Check each line of the listing below for the string "React", and copy the ones that have it.
==============================
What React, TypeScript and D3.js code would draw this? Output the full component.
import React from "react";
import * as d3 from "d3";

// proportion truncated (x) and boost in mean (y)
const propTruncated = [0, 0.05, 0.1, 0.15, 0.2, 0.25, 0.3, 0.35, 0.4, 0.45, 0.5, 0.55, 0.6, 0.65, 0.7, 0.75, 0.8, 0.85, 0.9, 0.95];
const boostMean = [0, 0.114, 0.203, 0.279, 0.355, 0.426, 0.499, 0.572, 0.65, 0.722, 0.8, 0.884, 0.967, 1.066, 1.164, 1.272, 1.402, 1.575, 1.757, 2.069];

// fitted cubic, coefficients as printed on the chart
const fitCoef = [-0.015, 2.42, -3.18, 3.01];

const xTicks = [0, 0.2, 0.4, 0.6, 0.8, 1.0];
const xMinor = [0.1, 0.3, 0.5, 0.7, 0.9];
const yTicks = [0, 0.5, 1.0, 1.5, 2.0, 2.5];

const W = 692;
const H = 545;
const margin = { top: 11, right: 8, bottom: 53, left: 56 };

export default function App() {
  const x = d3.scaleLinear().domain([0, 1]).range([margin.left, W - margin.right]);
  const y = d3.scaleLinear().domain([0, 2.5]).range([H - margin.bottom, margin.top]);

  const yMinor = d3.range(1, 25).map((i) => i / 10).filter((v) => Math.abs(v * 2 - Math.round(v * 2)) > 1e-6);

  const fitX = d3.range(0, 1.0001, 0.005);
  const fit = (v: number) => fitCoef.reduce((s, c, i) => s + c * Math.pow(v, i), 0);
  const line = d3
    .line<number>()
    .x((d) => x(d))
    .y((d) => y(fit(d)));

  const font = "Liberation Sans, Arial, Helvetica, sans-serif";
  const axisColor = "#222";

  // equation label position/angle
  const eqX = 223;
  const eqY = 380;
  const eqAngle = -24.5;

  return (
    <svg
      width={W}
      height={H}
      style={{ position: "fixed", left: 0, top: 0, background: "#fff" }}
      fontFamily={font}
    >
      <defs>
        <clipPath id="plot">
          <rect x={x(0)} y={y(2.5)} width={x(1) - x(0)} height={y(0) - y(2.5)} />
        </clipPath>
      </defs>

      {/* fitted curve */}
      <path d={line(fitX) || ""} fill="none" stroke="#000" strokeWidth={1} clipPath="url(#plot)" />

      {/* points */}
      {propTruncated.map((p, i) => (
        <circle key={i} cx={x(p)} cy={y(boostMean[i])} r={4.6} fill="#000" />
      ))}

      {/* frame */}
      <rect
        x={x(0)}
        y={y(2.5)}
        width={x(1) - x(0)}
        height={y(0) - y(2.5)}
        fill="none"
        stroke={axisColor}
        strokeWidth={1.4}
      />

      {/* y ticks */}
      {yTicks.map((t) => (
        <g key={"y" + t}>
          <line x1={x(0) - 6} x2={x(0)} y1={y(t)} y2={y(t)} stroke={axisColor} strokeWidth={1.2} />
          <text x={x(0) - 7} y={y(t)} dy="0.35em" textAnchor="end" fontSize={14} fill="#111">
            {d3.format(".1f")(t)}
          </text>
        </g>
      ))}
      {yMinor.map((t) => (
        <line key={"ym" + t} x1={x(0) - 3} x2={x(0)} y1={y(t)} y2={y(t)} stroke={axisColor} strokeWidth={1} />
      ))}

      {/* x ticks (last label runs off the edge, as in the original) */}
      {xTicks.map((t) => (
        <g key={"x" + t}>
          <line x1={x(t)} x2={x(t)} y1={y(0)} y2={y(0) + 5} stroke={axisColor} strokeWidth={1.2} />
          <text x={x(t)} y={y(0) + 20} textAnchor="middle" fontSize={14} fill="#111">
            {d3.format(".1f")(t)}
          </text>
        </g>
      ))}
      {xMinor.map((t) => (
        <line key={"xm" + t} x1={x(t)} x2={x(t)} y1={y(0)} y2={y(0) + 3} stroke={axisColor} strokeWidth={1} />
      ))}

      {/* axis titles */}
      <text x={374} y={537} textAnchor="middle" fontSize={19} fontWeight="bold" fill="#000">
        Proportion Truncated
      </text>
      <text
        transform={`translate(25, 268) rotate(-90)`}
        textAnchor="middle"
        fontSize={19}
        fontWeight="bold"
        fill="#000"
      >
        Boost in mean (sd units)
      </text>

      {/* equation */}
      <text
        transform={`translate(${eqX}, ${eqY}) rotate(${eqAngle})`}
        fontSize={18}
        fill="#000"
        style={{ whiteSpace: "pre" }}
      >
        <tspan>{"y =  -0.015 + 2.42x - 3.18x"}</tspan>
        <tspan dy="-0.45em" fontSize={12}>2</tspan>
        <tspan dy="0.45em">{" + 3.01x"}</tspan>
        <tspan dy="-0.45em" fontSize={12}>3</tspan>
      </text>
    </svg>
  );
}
==============================
■ **FINISHED EXERCISE**
What React, TypeScript and D3.js code would draw this? Output the full component.
import React from "react";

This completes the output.